But the truth is, it is still too early to tell what exactly it is we are dealing with. Is this a one-off, as 9/11 and Madrid turned out to be? Or is this the beginning of a campaign of suicide bombing, like the one waged on Israel for nearly 10 years? My hunch is that the much–discussed stoicism and resilience so far displayed by Londoners is the fruit of the first assumption: that this is a horrible event, never to be repeated.
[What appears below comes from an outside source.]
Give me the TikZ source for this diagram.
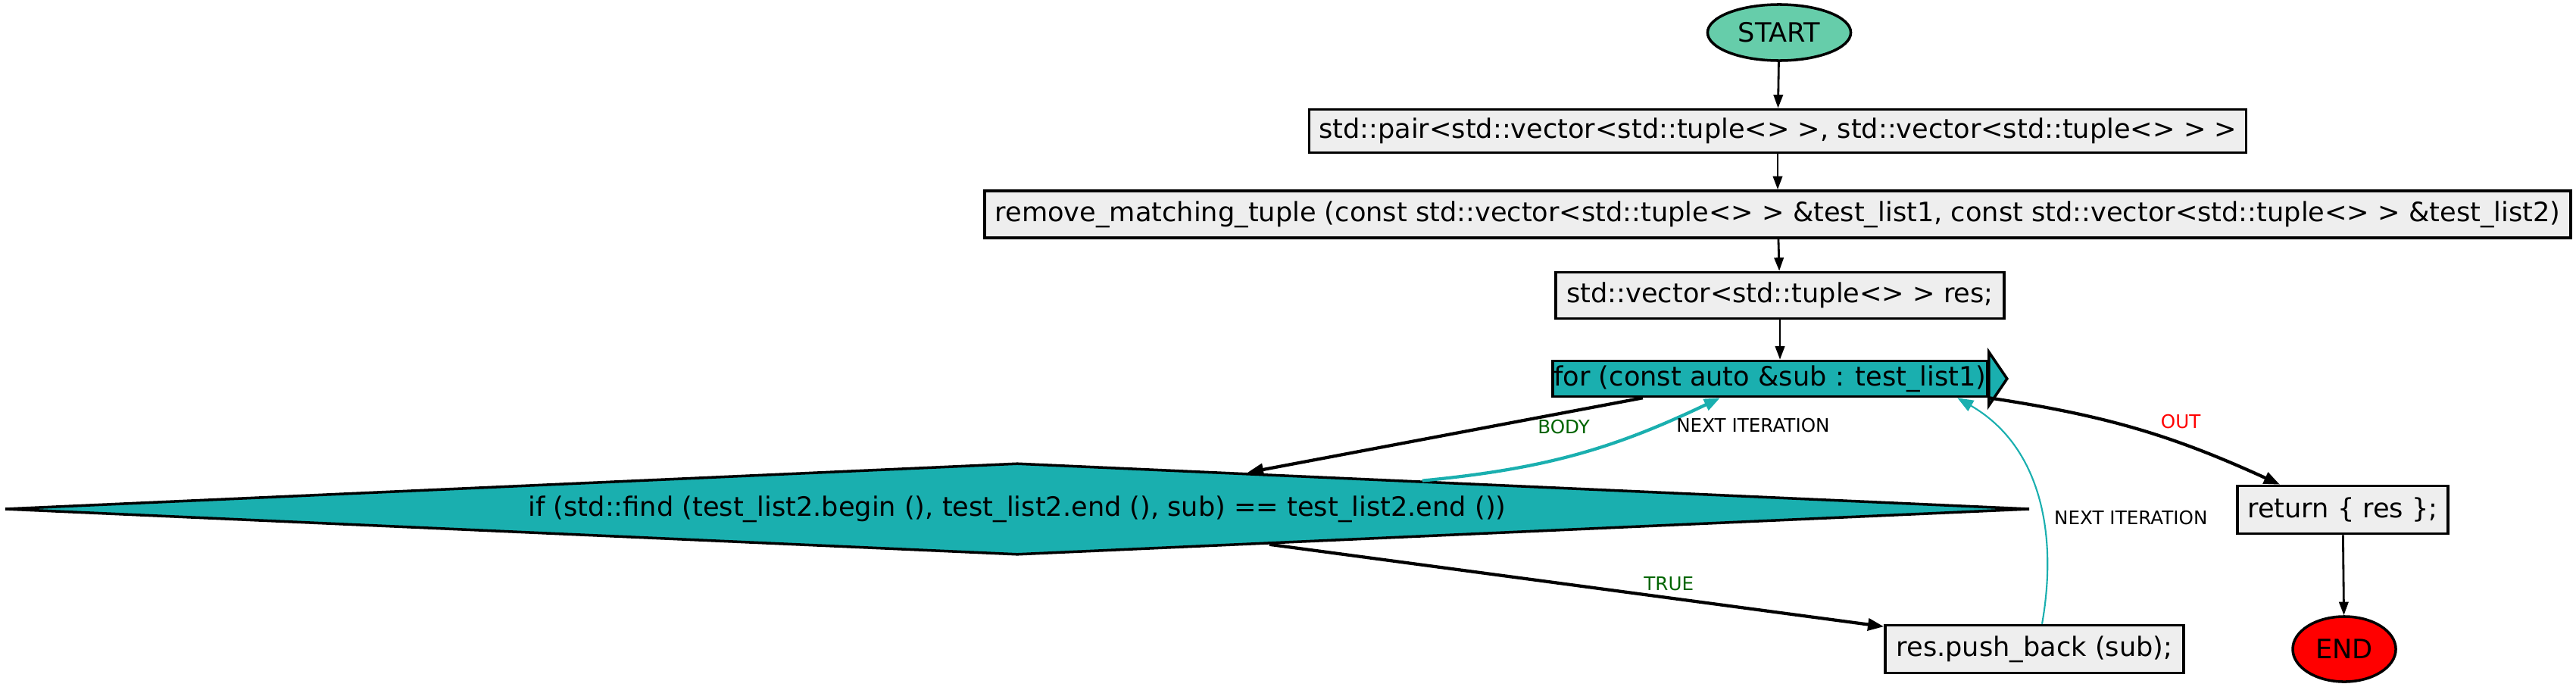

That might explain the calmness which has so surprised Israelis and Spaniards. The Spanish newspapers have been stunned by the British failure to take to the streets, to stage a mass demonstration like theirs last March. Israeli reporters in London last week marvelled at the absence of a crowd of passers-by, bellowing into a microphone, demanding revenge — the scene that so often follows a suicide bombing in Israel.
We can congratulate ourselves on our phlegmatic cool so far. But we should start to wonder what would happen to us if these attacks became a fact of life, as they have long been in Israel (and are now in Baghdad).
Would we find restraint as easy a policy to follow if there was a bomb on the tube or the bus every other day?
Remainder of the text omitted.